GUSHER OF LIES: The Dangerous Delusions of ‘Energy Independence’

An interesting book review from the New York Times:

...In “Gusher of Lies,” Mr. Bryce, a freelance journalist specializing in energy issues, mounts a savage attack on the concept of energy independence and the most popular technologies currently being promoted to achieve it. Ethanol? A scam. Wind power? Sheer fantasy. Solar power? Think again. For the foreseeable future, which is to say the next 30 to 50 years, fossil fuels will reign supreme, as they have for the last century. Deal with it.

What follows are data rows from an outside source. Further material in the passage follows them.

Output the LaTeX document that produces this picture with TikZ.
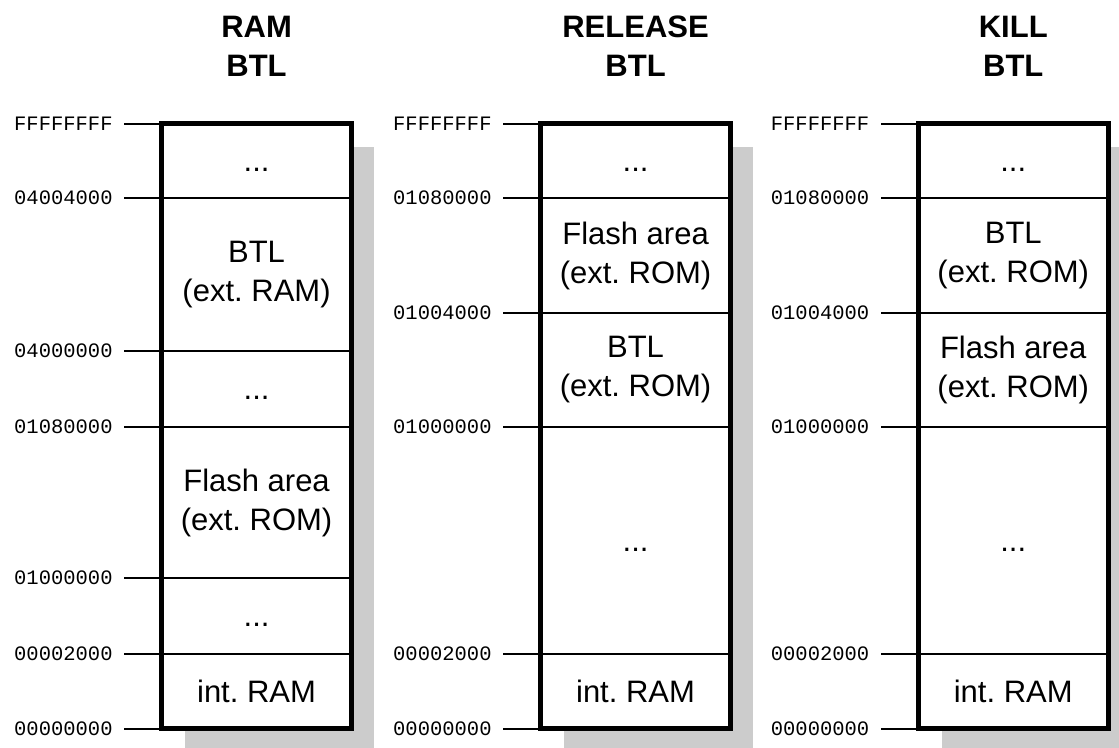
\documentclass[tikz,border=0pt]{standalone}
\usepackage{fontspec}
\setmainfont{Liberation Sans}
\newfontfamily\addrfamily{Liberation Mono}
\newcommand\addrfont{\addrfamily\fontsize{20.5}{24}\selectfont}
\newcommand\regionfont{\frenchspacing\fontsize{31}{39}\selectfont}
\newcommand\titlefont{\bfseries\fontsize{31}{39}\selectfont}
\newcommand\dotsfill{\vphantom{A}...}

\tikzset{
  memborder/.style={line width=5pt, line join=miter},
  divider/.style={line width=2pt},
  addrtick/.style={line width=2pt},
  addr/.style={font=\addrfont, anchor=east, inner sep=0pt},
  region/.style={font=\regionfont, align=center, inner sep=0pt},
  coltitle/.style={font=\titlefont, align=center, inner sep=0pt},
  dropshadow/.style={fill=black!20, draw=none}
}

\begin{document}
\begin{tikzpicture}[x=1pt, y=-1pt]
\useasboundingbox (0,0) rectangle (1119,747);

% ---------------- column 1 : RAM BTL ----------------
\begin{scope}[shift={(161.8,0)}]
  \fill[dropshadow] (23,146.5) rectangle (212.5,751.5);
  \fill[white] (0,123.5) rectangle (189.5,728.5);
  \node[coltitle] (ta) at (94.75,46) {RAM\\BTL};
  \foreach \yy [count=\i] in {198,351,427,578,654}
    \draw[divider] (0,\yy) coordinate (adl\i) -- (189.5,\yy) coordinate (adr\i);
  \foreach \yy/\lab [count=\i] in {123.5/FFFFFFFF,198/04004000,351/04000000,427/01080000,578/01000000,654/00002000,728.5/00000000}{
    \node[addr] (aa\i) at (-49,\yy) {\lab};
    \coordinate (aab\i) at (0,\yy);
    \draw[addrtick] ([xshift=11.5pt]aa\i.east) -- (aab\i);
  }
  \node[region] (ra1) at (94.75,160.75) {\dotsfill};
  \node[region] (ra2) at (94.75,274.5) {BTL\\(ext. RAM)};
  \node[region] (ra3) at (94.75,389) {\dotsfill};
  \node[region] (ra4) at (94.75,502.5) {Flash area\\(ext. ROM)};
  \node[region] (ra5) at (94.75,616) {\dotsfill};
  \node[region] (ra6) at (94.75,691.25) {int. RAM};
  \draw[memborder] (0,123.5) rectangle (189.5,728.5);
\end{scope}

% ---------------- column 2 : RELEASE BTL ----------------
\begin{scope}[shift={(540.8,0)}]
  \fill[dropshadow] (23,146.5) rectangle (212.5,751.5);
  \fill[white] (0,123.5) rectangle (189.5,728.5);
  \node[coltitle] (tb) at (94.75,46) {RELEASE\\BTL};
  \foreach \yy [count=\i] in {198,313,427,654}
    \draw[divider] (0,\yy) coordinate (bdl\i) -- (189.5,\yy) coordinate (bdr\i);
  \foreach \yy/\lab [count=\i] in {123.5/FFFFFFFF,198/01080000,313/01004000,427/01000000,654/00002000,728.5/00000000}{
    \node[addr] (ba\i) at (-49,\yy) {\lab};
    \coordinate (bab\i) at (0,\yy);
    \draw[addrtick] ([xshift=11.5pt]ba\i.east) -- (bab\i);
  }
  \node[region] (rb1) at (94.75,160.75) {\dotsfill};
  \node[region] (rb2) at (94.75,255.5) {Flash area\\(ext. ROM)};
  \node[region] (rb3) at (94.75,370) {BTL\\(ext. ROM)};
  \node[region] (rb4) at (94.75,540.5) {\dotsfill};
  \node[region] (rb5) at (94.75,691.25) {int. RAM};
  \draw[memborder] (0,123.5) rectangle (189.5,728.5);
\end{scope}

% ---------------- column 3 : KILL BTL ----------------
\begin{scope}[shift={(918.5,0)}]
  \fill[dropshadow] (23,146.5) rectangle (212.5,751.5);
  \fill[white] (0,123.5) rectangle (189.5,728.5);
  \node[coltitle] (tc) at (94.75,46) {KILL\\BTL};
  \foreach \yy [count=\i] in {198,313,427,654}
    \draw[divider] (0,\yy) coordinate (cdl\i) -- (189.5,\yy) coordinate (cdr\i);
  \foreach \yy/\lab [count=\i] in {123.5/FFFFFFFF,198/01080000,313/01004000,427/01000000,654/00002000,728.5/00000000}{
    \node[addr] (ca\i) at (-49,\yy) {\lab};
    \coordinate (cab\i) at (0,\yy);
    \draw[addrtick] ([xshift=11.5pt]ca\i.east) -- (cab\i);
  }
  \node[region] (rc1) at (94.75,160.75) {\dotsfill};
  \node[region] (rc2) at (94.75,255.5) {BTL\\(ext. ROM)};
  \node[region] (rc3) at (94.75,370) {Flash area\\(ext. ROM)};
  \node[region] (rc4) at (94.75,540.5) {\dotsfill};
  \node[region] (rc5) at (94.75,691.25) {int. RAM};
  \draw[memborder] (0,123.5) rectangle (189.5,728.5);
\end{scope}
\end{tikzpicture}
\end{document}
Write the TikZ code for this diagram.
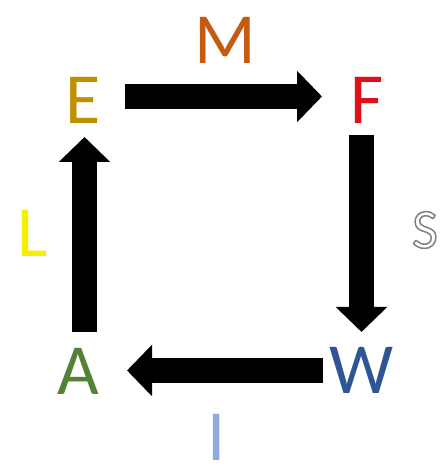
\documentclass[tikz,border=0pt]{standalone}
\usepackage{fontspec}
\setmainfont{Carlito}
\usetikzlibrary{arrows.meta}
\definecolor{cE}{HTML}{BF9000}
\definecolor{cM}{HTML}{C55A11}
\definecolor{cF}{HTML}{E0101A}
\definecolor{cW}{HTML}{2F5597}
\definecolor{cA}{HTML}{548235}
\definecolor{cL}{HTML}{F5F000}
\definecolor{cI}{HTML}{8FAADC}
\newcommand{\outlinetext}[1]{\special{pdf:literal direct 1 Tr 1.5 w 0.5 G}#1\special{pdf:literal direct 0 Tr}}
\tikzset{
  letter/.style={inner sep=0pt, anchor=center, font=\fontsize{72}{72}\selectfont},
  arr/.style={line width=25pt, -{Triangle[length=25pt, width=50pt]}}
}
\begin{document}
\begin{tikzpicture}[x=1pt,y=1pt]
\useasboundingbox[fill=white] (0,0) rectangle (446,468);
\node[letter, text=cE] (E) at (83,368) {E};
\node[letter, text=cF] (F) at (367,368) {F};
\node[letter, text=cW] (W) at (362,98) {W};
\node[letter, text=cA] (A) at (78,97) {A};
\node[letter, text=cM] (M) at (225,428) {M};
\node[letter, text=cL] (L) at (33,235) {L};
\node[letter, text=cI] (I) at (217,31) {I};
\node[inner sep=0pt, font=\fontsize{56}{56}\selectfont] (S) at (425,238) {\outlinetext{S}};
\draw[arr] ([shift={(42pt,3.5pt)}]E.center) -- ([shift={(-45pt,3.5pt)}]F.center);
\draw[arr] ([shift={(-5.5pt,-35pt)}]F.center) -- ([shift={(-0.5pt,38pt)}]W.center);
\draw[arr] ([shift={(-39pt,-0.5pt)}]W.center) -- ([shift={(49pt,0.5pt)}]A.center);
\draw[arr] ([shift={(6.5pt,39pt)}]A.center) -- ([shift={(1.5pt,-37pt)}]E.center);
\end{tikzpicture}
\end{document}
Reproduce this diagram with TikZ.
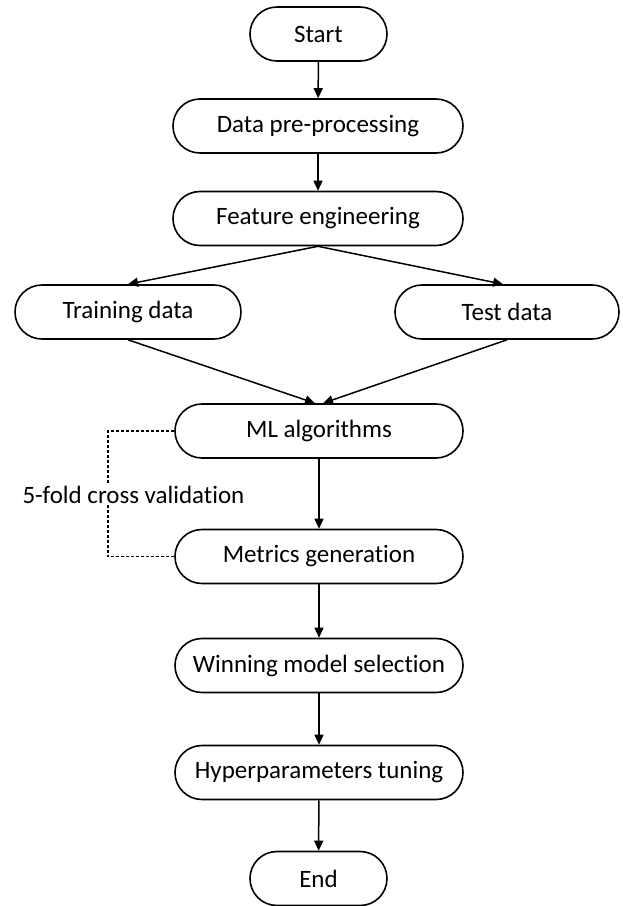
\documentclass[tikz,border=0pt]{standalone}
\usepackage{fontspec}
\setmainfont[Ligatures=NoCommon]{Carlito}
\usetikzlibrary{arrows.meta}
\begin{document}
\begin{tikzpicture}[x=1pt,y=-1pt,
  term/.style={draw, line width=1.6pt, rounded corners=26.9pt, minimum height=54pt, inner sep=0pt, font=\fontsize{25}{30}\selectfont},
  arr/.style={line width=1.5pt, -{Triangle[length=10pt,width=9pt]}},
  dots/.style={line width=1.6pt, dash pattern=on 3pt off 2pt},
  lbl/.style={fill=white, inner sep=1pt, font=\fontsize{25}{30}\selectfont}]
\useasboundingbox (0,0) rectangle (622,906);
\node[term, minimum width=137pt] (start) at (318.5,34) {Start};
\node[term, minimum width=290pt] (pre) at (318,126) {Data pre-processing};
\node[term, minimum width=290pt] (feat) at (318,218.5) {Feature engineering};
\node[term, minimum width=226pt] (train) at (128,312) {Training data};
\node[term, minimum width=224pt] (test) at (507,312) {Test data};
\node[term, minimum width=288pt] (ml) at (319,431) {ML algorithms};
\node[term, minimum width=288pt] (met) at (319,556.5) {Metrics generation};
\node[term, minimum width=288pt] (win) at (319,665.5) {Winning model selection};
\node[term, minimum width=288pt] (hyp) at (319,772.5) {Hyperparameters tuning};
\node[term, minimum width=137pt] (end) at (318.5,878.5) {End};
\draw[arr] (start) -- (pre);
\draw[arr] (pre) -- (feat);
\draw[arr] (feat.south) -- (train.north);
\draw[arr] (feat.south) -- (test.north -| 503,0);
\draw[arr] (train.south) -- ([xshift=-4pt]ml.north);
\draw[arr] (test.south) -- ([xshift=4pt]ml.north);
\draw[arr] (ml) -- (met);
\draw[arr] (met) -- (win);
\draw[arr] (win) -- (hyp);
\draw[arr] (hyp) -- (end);
\coordinate (cvtop) at (108,431);
\draw[dots] (ml.west) -- (cvtop) |- (met.west);
\node[lbl] (cv) at (133.5,495) {5-fold cross validation};
\end{tikzpicture}
\end{document}
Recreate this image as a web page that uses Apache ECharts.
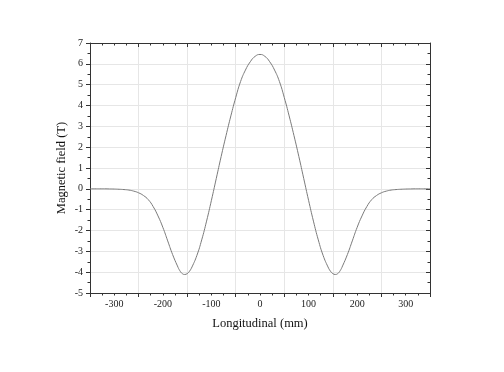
<!DOCTYPE html>
<html>
<head>
<meta charset="utf-8">
<script src="https://cdn.jsdelivr.net/npm/echarts@6/dist/echarts.min.js"></script>
<style>html,body{margin:0;padding:0;background:#fff}#c{width:504px;height:372px}</style>
</head>
<body>
<div id="c"></div>
<script>
// Longitudinal position (mm), positive half; curve is symmetric about 0
const positions = [0,10,20,30,40,50,60,70,80,90,100,110,120,130,140,145,150,155,160,165,170,180,190,200,210,220,230,240,250,260,270,280,290,300,310,320,330,340,350];
// Magnetic field (T) at those positions
const field = [6.45,6.36,6.1,5.7,5.15,4.38,3.5,2.55,1.55,0.5,-0.55,-1.55,-2.45,-3.2,-3.75,-3.95,-4.07,-4.11,-4.07,-3.93,-3.7,-3.15,-2.5,-1.85,-1.3,-0.85,-0.52,-0.32,-0.19,-0.11,-0.06,-0.035,-0.02,-0.01,-0.005,0,0,0,0];
const xTicks = [-300,-200,-100,0,100,200,300];
const yTicks = [-5,-4,-3,-2,-1,0,1,2,3,4,5,6,7];

const pts = [];
for (let i = positions.length - 1; i > 0; i--) pts.push([-positions[i], field[i]]);
for (let i = 0; i < positions.length; i++) pts.push([positions[i], field[i]]);

const font = 'Liberation Serif';
const axisCol = '#333';
const chart = echarts.init(document.getElementById('c'));
chart.setOption({
  animation: false,
  grid: {left: 90, right: 74, top: 43, bottom: 79},
  xAxis: [{
    type: 'value', min: -350, max: 350, interval: 100,
    name: 'Longitudinal (mm)', nameLocation: 'middle', nameGap: 24,
    nameTextStyle: {fontFamily: font, fontSize: 12.5, color: '#111'},
    axisLine: {show: true, onZero: false, lineStyle: {color: axisCol, width: 1}},
    axisTick: {show: true, length: 4, lineStyle: {color: axisCol}},
    minorTick: {show: true, splitNumber: 4, length: 2.5, lineStyle: {color: axisCol}},
    axisLabel: {fontFamily: font, fontSize: 10, color: '#222', margin: 6,
      customValues: xTicks},
    splitLine: {show: true, lineStyle: {color: '#e6e6e6', width: 1}}
  }, {
    type: 'value', min: -350, max: 350, interval: 100, position: 'top',
    axisLine: {show: true, onZero: false, lineStyle: {color: axisCol, width: 1}},
    axisTick: {show: true, inside: true, length: 4, lineStyle: {color: axisCol}},
    minorTick: {show: true, splitNumber: 4, length: 2.5, lineStyle: {color: axisCol}},
    axisLabel: {show: false}, splitLine: {show: false}
  }],
  yAxis: [{
    type: 'value', min: -5, max: 7, interval: 1,
    name: 'Magnetic field (T)', nameLocation: 'middle', nameGap: 22, nameMoveOverlap: false,
    nameTextStyle: {fontFamily: font, fontSize: 12.5, color: '#111'},
    axisLine: {show: true, onZero: false, lineStyle: {color: axisCol, width: 1}},
    axisTick: {show: true, length: 4, lineStyle: {color: axisCol}},
    minorTick: {show: true, splitNumber: 2, length: 2.5, lineStyle: {color: axisCol}},
    axisLabel: {fontFamily: font, fontSize: 10, color: '#222', margin: 7,
      customValues: yTicks},
    splitLine: {show: true, lineStyle: {color: '#e6e6e6', width: 1}}
  }, {
    type: 'value', min: -5, max: 7, interval: 1, position: 'right',
    axisLine: {show: true, onZero: false, lineStyle: {color: axisCol, width: 1}},
    axisTick: {show: true, inside: true, length: 4, lineStyle: {color: axisCol}},
    minorTick: {show: true, splitNumber: 2, length: 2.5, lineStyle: {color: axisCol}},
    axisLabel: {show: false}, splitLine: {show: false}
  }],
  series: [{
    type: 'line', data: pts, smooth: true, symbol: 'none',
    lineStyle: {color: '#7a7a7a', width: 1}
  }]
});
</script>
</body>
</html>
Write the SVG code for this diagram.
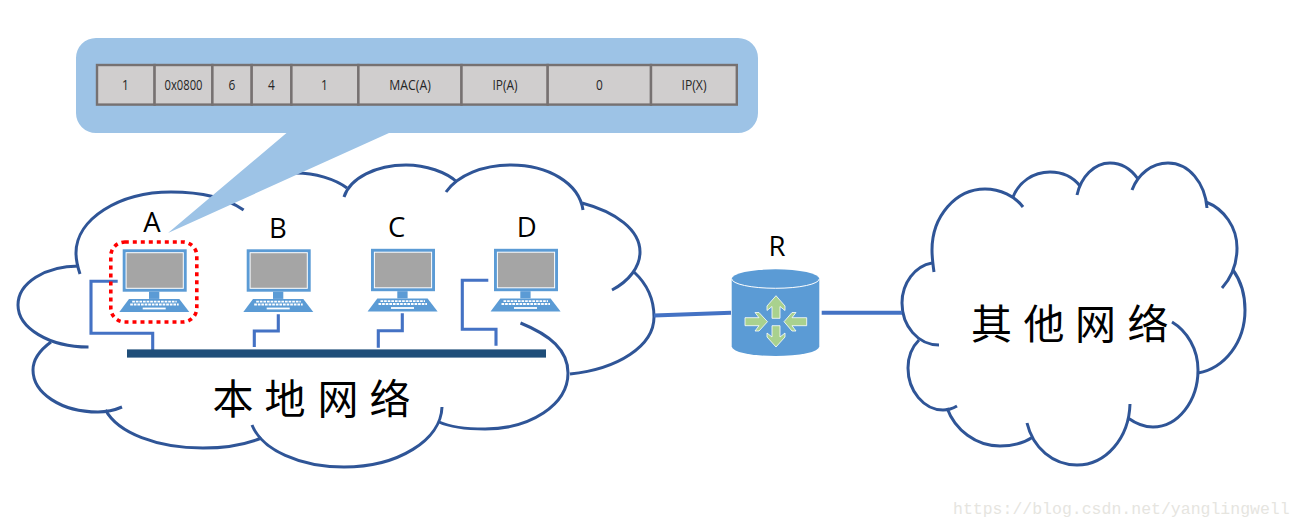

...With all the gusto of a hunter clubbing baby seals, Mr. Bruce goes after one cherished green belief after another, but he is an equal-opportunity smiter. Having kicked the props from under every green technology in sight, he goes after the political right....

Mr. Bryce begins coolly, then heats up and eventually approaches core meltdown. In a perspective-setting opening chapter, he reviews the history and current state of energy needs in the United States, whose situation is not nearly as desperate, he argues, as one might think.

...Detroit loves ethanol because it can use it to inflate fuel-efficiency ratings on their cars artificially. The mammoth Chevy Suburban, produced as a flex-fuel vehicle capable of burning both ethanol and gasoline, magically boosted its fuel efficiency to 29 miles per gallon from 15, since under federal rules only a vehicle’s gasoline consumption need be factored into the equation. [I'm not sure that's correct. They get a bump but I seem to recall it being smaller-ed.]

...Mr. Bryce’s pet idea, though, is something that does not exist, a superbattery capable of storing large quantities of electricity. As the magic wand to bring this “silver bullet” into existence Mr. Bryce proposes a Superbattery Prize awarded either by the Energy Department or private foundations: $1 billion, say, for a compact, affordable system that can store multiple kilowatt-hours, and $10 billion for a system that can store megawatt-hours. The hard-nosed Mr. Bryce reveals himself in the end as something of a visionary and perhaps even a revolutionary. Power to the people.